- [Your instructions] Starting at the first line of the listing below, repeat each line exactly until the line containing "import plotly.graph_objects as go", which you include. Leave out pictures.

- [Data block]
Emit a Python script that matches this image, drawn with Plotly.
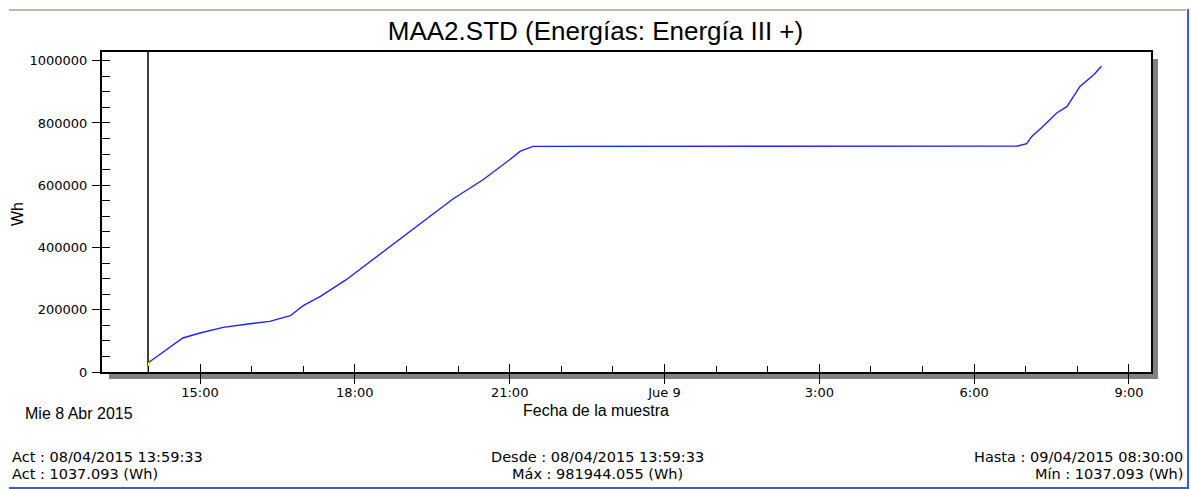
import plotly.graph_objects as go

# ---------------- data ----------------
times = [
    "2015-04-08 13:59:33", "2015-04-08 14:00:40", "2015-04-08 14:40:00",
    "2015-04-08 15:00:00", "2015-04-08 15:27:00", "2015-04-08 15:58:00",
    "2015-04-08 16:21:00", "2015-04-08 16:45:00", "2015-04-08 17:00:00",
    "2015-04-08 17:20:00", "2015-04-08 17:50:00", "2015-04-08 19:54:00",
    "2015-04-08 20:29:00", "2015-04-08 21:00:00", "2015-04-08 21:12:00",
    "2015-04-08 21:27:00", "2015-04-09 06:51:00", "2015-04-09 07:01:00",
    "2015-04-09 07:07:00", "2015-04-09 07:18:00", "2015-04-09 07:36:00",
    "2015-04-09 07:48:00", "2015-04-09 08:03:00", "2015-04-09 08:19:00",
    "2015-04-09 08:28:00",
]
energy_wh = [
    1037.093, 31200, 109200,
    125300, 143300, 155200,
    162600, 180900, 213000,
    242900, 296500, 555700,
    617700, 682000, 708600,
    724700, 726000, 733400,
    756800, 783800, 832000,
    853200, 917400, 955000,
    981944.055,
]

x_tick_vals = ["2015-04-08 15:00", "2015-04-08 18:00", "2015-04-08 21:00",
               "2015-04-09 00:00", "2015-04-09 03:00", "2015-04-09 06:00",
               "2015-04-09 09:00"]
x_tick_text = ["15:00", "18:00", "21:00", "Jue 9", "3:00", "6:00", "9:00"]
y_tick_vals = [0, 200000, 400000, 600000, 800000, 1000000]
y_tick_text = ["0", "200000", "400000", "600000", "800000", "1000000"]
x_range = ["2015-04-08 13:06:04", "2015-04-09 09:25:35"]
y_range = [0, 1028000]

title_text = "MAA2.STD (Energías: Energía III +)"
footer_left = ["Act : 08/04/2015 13:59:33", "Act : 1037.093 (Wh)"]
footer_mid = ["Desde : 08/04/2015 13:59:33", "Máx : 981944.055 (Wh)"]
footer_right = ["Hasta : 09/04/2015 08:30:00", "Mín : 1037.093 (Wh)"]

# ---------------- layout geometry (pixels) ----------------
W_FIG, H_FIG = 1191, 489
L, R, T, B = 102, 40, 52, 117
PW, PH = W_FIG - L - R, H_FIG - T - B
PB = H_FIG - B


def px_x(px):
    return (px - L) / PW


def px_y(py):
    return (PB - py) / PH


SANS = "Liberation Sans, Arial, sans-serif"
SMALL = "DejaVu Sans, Verdana, sans-serif"

fig = go.Figure()

# yellow first segment
fig.add_trace(go.Scatter(x=times[:2], y=energy_wh[:2], mode="lines",
                         line=dict(color="#ffff00", width=1.8),
                         hoverinfo="skip"))
# main series
fig.add_trace(go.Scatter(x=times[1:], y=energy_wh[1:], mode="lines",
                         line=dict(color="#2222ff", width=1.4),
                         name="Energía III +"))
# invisible trace for overlay axes (inside half of crossing ticks)
fig.add_trace(go.Scatter(x=times[:1], y=energy_wh[:1], xaxis="x2", yaxis="y2",
                         mode="markers", marker=dict(opacity=0),
                         hoverinfo="skip"))

axis_common = dict(showgrid=False, zeroline=False, tickcolor="black",
                   tickwidth=1)

fig.update_layout(
    width=W_FIG, height=H_FIG,
    margin=dict(l=L, r=R, t=T, b=B, pad=0),
    paper_bgcolor="white", plot_bgcolor="white",
    showlegend=False,
    title=dict(text=title_text, x=0.5, xanchor="center",
               y=1 - 31 / H_FIG, yref="container", yanchor="middle",
               font=dict(family=SANS, size=26, color="black")),
    xaxis=dict(type="date", range=x_range, tickmode="array",
               tickvals=x_tick_vals, ticktext=x_tick_text,
               ticks="outside", ticklen=10, ticklabelstandoff=-3,
               showline=True, linewidth=2, linecolor="black", mirror=True,
               tickfont=dict(family=SMALL, size=13, color="black"),
               minor=dict(ticks="inside", ticklen=6, dtick=3600000,
                          tick0="2015-04-08 00:00", tickcolor="black",
                          showgrid=False),
               **axis_common),
    yaxis=dict(range=y_range, tickmode="array", tickvals=y_tick_vals,
               ticktext=y_tick_text, ticks="outside", ticklen=8,
               ticklabelstandoff=2,
               showline=True, linewidth=2, linecolor="black", mirror=True,
               tickfont=dict(family=SMALL, size=13, color="black"),
               minor=dict(ticks="inside", ticklen=8, dtick=50000, tick0=0,
                          tickcolor="black", showgrid=False),
               **axis_common),
    xaxis2=dict(type="date", range=x_range, overlaying="x", anchor="y",
                side="bottom", tickmode="array", tickvals=x_tick_vals,
                ticks="inside", ticklen=8, showticklabels=False,
                showline=False, **axis_common),
    yaxis2=dict(range=y_range, overlaying="y", anchor="x", side="left",
                tickmode="array", tickvals=y_tick_vals, ticks="inside",
                ticklen=8, showticklabels=False, showline=False,
                **axis_common),
)

shapes = [
    # shadow of the plot frame
    dict(type="rect", xref="paper", yref="paper", x0=1, x1=px_x(1158),
         y0=px_y(379), y1=px_y(59), fillcolor="#808080", line_width=0,
         layer="below"),
    dict(type="rect", xref="paper", yref="paper", x0=px_x(109), x1=px_x(1158),
         y0=px_y(379), y1=0, fillcolor="#808080", line_width=0,
         layer="below"),
    # cursor at start of data
    dict(type="line", xref="x", yref="y domain", x0=times[0], x1=times[0],
         y0=0, y1=1, line=dict(color="black", width=1.5), layer="below"),
    # window frame lines
    dict(type="line", xref="paper", yref="paper", x0=px_x(9), x1=px_x(1186),
         y0=px_y(10), y1=px_y(10), line=dict(color="#bdb9ad", width=2)),
    dict(type="line", xref="paper", yref="paper", x0=px_x(1188), x1=px_x(1188),
         y0=px_y(9), y1=px_y(489), line=dict(color="#2b63e6", width=2)),
    dict(type="line", xref="paper", yref="paper", x0=px_x(9), x1=px_x(1189),
         y0=px_y(488), y1=px_y(488), line=dict(color="#2b63e6", width=2)),
]
fig.update_layout(shapes=shapes)

ann = [
    dict(text="Wh", x=px_x(17), y=px_y(214), textangle=-90,
         font=dict(family=SANS, size=16)),
    dict(text="Fecha de la muestra", x=px_x(596), y=px_y(410),
         font=dict(family=SANS, size=16)),
    dict(text="Mie 8 Abr 2015", x=px_x(79), y=px_y(413),
         font=dict(family=SANS, size=16)),
]
row_y = [457, 474]
for i in range(2):
    ann.append(dict(text=footer_left[i], x=px_x(10), y=px_y(row_y[i]),
                    xanchor="left", font=dict(family=SMALL, size=14.5)))
    ann.append(dict(text=footer_mid[i], x=px_x(597), y=px_y(row_y[i]),
                    xanchor="center", font=dict(family=SMALL, size=14.5)))
    ann.append(dict(text=footer_right[i], x=px_x(1185), y=px_y(row_y[i]),
                    xanchor="right", font=dict(family=SMALL, size=14.5)))
for a in ann:
    a.setdefault("xanchor", "center")
    a.update(xref="paper", yref="paper", yanchor="middle", showarrow=False)
    a["font"].setdefault("color", "black")
fig.update_layout(annotations=ann)

fig.write_html("out.html",
               config={"displayModeBar": False},
               post_script="document.body.style.margin='0px';")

- [Written reply]
Emit a Python script that matches this image, drawn with Plotly.
import plotly.graph_objects as go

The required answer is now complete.